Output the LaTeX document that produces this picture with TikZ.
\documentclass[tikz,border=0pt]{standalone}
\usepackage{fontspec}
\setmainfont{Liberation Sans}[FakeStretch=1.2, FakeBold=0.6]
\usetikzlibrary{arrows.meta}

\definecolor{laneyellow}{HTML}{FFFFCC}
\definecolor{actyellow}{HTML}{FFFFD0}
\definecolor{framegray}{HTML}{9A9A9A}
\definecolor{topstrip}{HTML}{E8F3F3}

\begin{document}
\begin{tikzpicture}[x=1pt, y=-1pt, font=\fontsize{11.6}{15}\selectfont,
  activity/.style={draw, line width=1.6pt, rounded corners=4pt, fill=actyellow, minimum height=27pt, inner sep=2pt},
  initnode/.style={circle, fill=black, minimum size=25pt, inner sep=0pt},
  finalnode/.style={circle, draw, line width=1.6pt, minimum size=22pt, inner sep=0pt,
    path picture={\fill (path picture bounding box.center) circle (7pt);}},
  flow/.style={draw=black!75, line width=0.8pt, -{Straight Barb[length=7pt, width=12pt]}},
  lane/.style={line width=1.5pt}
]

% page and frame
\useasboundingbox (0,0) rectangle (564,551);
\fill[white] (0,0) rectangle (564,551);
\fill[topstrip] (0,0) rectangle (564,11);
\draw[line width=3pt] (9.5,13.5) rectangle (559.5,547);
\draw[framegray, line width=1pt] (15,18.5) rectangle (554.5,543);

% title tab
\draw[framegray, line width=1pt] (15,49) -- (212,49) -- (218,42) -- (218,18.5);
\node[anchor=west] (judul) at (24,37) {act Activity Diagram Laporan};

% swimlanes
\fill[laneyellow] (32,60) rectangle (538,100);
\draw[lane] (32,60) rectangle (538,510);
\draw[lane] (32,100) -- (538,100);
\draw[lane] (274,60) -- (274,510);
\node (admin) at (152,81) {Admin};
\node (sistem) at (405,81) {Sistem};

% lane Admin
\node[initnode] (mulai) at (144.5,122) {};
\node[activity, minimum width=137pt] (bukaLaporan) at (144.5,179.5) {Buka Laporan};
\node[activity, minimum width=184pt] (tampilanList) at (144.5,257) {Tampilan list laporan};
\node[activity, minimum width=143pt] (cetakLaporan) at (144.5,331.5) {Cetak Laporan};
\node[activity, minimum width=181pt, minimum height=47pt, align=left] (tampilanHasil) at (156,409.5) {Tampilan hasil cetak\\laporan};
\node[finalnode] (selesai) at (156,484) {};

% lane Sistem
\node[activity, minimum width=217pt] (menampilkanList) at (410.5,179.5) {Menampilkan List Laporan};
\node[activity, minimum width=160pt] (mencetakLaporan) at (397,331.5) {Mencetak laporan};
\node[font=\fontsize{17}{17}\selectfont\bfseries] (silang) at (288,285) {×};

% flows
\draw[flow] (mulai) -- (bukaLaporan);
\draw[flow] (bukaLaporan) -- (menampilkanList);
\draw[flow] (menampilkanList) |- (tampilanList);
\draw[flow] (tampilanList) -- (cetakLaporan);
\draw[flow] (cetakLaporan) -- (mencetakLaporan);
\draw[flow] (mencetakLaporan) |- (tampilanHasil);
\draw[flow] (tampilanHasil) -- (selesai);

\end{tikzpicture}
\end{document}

* * *

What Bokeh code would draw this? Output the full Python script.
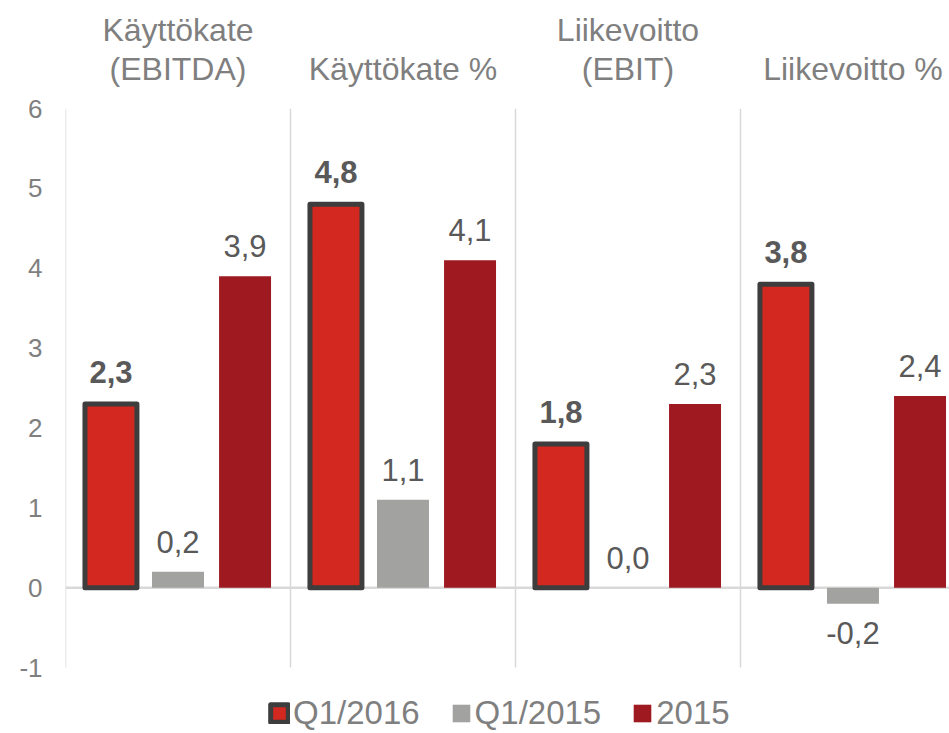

--

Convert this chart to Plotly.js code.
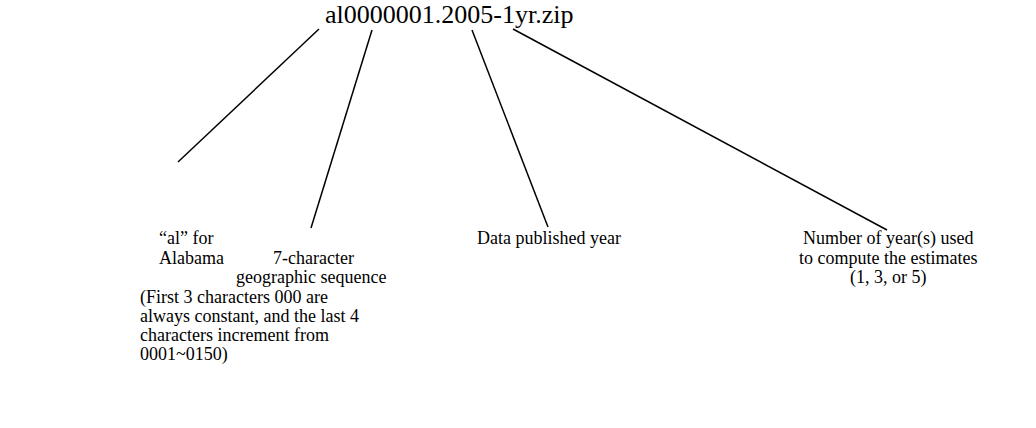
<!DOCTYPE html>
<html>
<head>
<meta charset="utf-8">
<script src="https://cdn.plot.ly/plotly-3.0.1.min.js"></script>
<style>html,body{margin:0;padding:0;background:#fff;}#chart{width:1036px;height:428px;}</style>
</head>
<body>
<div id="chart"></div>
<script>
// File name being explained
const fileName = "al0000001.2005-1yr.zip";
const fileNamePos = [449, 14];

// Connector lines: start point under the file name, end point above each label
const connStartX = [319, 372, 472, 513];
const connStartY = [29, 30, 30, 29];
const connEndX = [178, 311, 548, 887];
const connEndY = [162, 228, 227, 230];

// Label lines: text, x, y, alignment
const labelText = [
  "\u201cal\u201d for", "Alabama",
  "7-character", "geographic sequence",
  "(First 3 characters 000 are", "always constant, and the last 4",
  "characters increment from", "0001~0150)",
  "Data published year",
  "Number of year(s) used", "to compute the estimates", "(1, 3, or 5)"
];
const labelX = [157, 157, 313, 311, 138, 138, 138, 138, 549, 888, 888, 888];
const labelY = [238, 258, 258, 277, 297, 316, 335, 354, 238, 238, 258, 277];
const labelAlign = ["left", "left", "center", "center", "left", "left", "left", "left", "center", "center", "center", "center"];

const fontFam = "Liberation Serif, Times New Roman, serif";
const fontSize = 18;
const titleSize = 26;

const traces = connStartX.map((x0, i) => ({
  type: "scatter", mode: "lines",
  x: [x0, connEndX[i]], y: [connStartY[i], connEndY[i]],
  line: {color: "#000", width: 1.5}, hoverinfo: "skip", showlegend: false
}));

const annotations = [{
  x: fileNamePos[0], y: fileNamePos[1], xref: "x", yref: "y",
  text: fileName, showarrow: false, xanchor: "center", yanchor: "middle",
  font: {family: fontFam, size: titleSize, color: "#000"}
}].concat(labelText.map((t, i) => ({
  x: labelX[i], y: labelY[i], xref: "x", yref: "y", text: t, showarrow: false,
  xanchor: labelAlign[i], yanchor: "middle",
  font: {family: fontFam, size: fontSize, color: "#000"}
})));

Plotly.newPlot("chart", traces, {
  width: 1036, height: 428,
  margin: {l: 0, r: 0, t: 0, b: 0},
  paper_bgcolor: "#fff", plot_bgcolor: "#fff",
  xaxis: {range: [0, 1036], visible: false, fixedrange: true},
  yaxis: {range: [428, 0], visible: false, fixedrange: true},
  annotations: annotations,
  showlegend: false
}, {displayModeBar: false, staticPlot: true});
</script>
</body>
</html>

## Do this
Starting at the line that contains "Convert this chart to Plotly.js code." and stopping after the line that contains "const connEndY = [162, 228, 227, 230];", copy every line exactly. Leave any pictures behind.

## Final result
Convert this chart to Plotly.js code.
<!DOCTYPE html>
<html>
<head>
<meta charset="utf-8">
<script src="https://cdn.plot.ly/plotly-3.0.1.min.js"></script>
<style>html,body{margin:0;padding:0;background:#fff;}#chart{width:1036px;height:428px;}</style>
</head>
<body>
<div id="chart"></div>
<script>
// File name being explained
const fileName = "al0000001.2005-1yr.zip";
const fileNamePos = [449, 14];

// Connector lines: start point under the file name, end point above each label
const connStartX = [319, 372, 472, 513];
const connStartY = [29, 30, 30, 29];
const connEndX = [178, 311, 548, 887];
const connEndY = [162, 228, 227, 230];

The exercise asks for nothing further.